Goal of the exercise:
Reproduce exactly the lines below, from the first one through the line containing "const seriesOrder = ['zenke', 'muzjaci']", and omit any pictures.
== Stored rows ==
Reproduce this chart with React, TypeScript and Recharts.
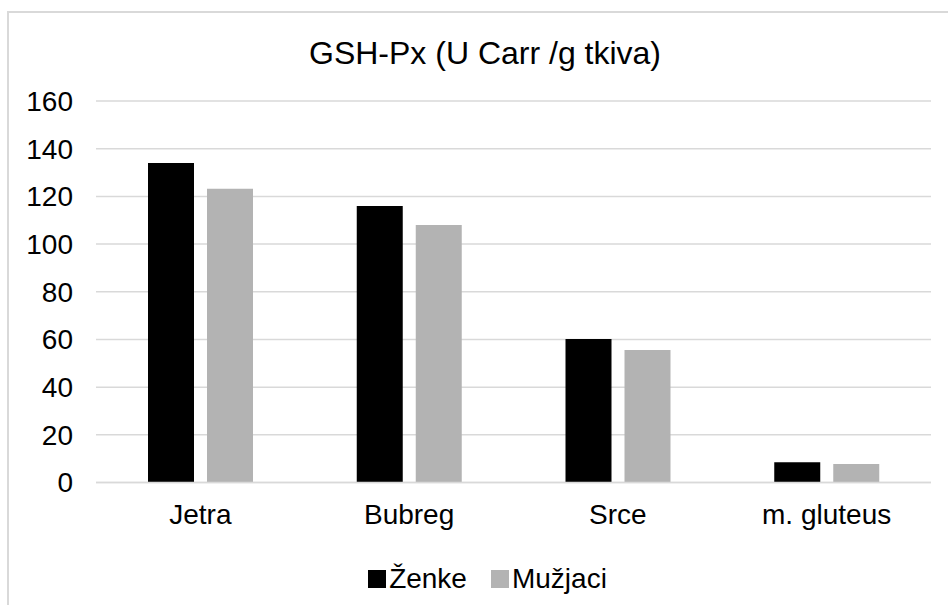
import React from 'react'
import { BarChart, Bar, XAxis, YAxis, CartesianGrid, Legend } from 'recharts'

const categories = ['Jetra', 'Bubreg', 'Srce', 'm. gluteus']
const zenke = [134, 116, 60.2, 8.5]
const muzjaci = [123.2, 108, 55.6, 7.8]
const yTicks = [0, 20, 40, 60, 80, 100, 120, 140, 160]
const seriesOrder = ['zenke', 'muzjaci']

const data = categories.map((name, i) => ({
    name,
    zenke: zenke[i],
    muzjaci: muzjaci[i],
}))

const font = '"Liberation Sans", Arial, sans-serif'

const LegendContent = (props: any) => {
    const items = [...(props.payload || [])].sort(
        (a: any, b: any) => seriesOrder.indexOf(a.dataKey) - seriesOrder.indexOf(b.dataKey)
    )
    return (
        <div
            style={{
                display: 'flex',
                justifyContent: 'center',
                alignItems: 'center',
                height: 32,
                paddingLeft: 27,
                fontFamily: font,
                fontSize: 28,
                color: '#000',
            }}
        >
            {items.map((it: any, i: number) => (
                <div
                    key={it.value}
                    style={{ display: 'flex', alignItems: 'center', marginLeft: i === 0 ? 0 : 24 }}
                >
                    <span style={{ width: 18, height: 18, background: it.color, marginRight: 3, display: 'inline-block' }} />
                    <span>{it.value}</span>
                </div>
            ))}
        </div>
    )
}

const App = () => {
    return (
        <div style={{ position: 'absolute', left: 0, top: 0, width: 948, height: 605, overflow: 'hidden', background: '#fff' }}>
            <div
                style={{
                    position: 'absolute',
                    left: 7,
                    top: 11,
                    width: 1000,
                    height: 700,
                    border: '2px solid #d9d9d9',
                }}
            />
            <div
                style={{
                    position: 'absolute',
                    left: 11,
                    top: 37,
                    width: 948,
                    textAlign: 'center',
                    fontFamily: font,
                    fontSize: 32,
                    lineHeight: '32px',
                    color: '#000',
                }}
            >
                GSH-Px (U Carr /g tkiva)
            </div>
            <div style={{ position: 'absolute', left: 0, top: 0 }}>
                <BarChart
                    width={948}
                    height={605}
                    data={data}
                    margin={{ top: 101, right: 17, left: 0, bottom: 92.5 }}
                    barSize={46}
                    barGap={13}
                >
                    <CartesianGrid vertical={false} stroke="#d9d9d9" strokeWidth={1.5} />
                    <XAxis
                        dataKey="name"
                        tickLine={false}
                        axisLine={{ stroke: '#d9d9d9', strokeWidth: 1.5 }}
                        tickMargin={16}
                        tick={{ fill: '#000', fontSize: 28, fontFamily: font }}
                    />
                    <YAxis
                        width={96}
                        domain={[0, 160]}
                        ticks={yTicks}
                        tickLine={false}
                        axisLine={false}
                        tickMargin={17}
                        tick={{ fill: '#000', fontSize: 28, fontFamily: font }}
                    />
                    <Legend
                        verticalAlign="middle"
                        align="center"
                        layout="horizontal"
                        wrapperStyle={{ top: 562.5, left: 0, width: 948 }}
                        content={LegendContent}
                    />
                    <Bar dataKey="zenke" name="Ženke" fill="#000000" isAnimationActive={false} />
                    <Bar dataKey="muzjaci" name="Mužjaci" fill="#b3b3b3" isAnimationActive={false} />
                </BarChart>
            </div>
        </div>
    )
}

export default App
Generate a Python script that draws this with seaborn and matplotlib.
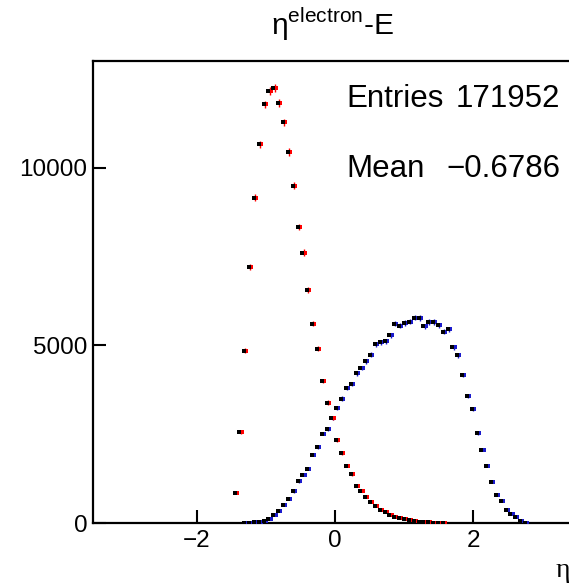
===
Response to this exercise:
Reproduce this chart with React, TypeScript and Recharts.
import React from 'react'
import { BarChart, Bar, XAxis, YAxis, CartesianGrid, Legend } from 'recharts'

const categories = ['Jetra', 'Bubreg', 'Srce', 'm. gluteus']
const zenke = [134, 116, 60.2, 8.5]
const muzjaci = [123.2, 108, 55.6, 7.8]
const yTicks = [0, 20, 40, 60, 80, 100, 120, 140, 160]
const seriesOrder = ['zenke', 'muzjaci']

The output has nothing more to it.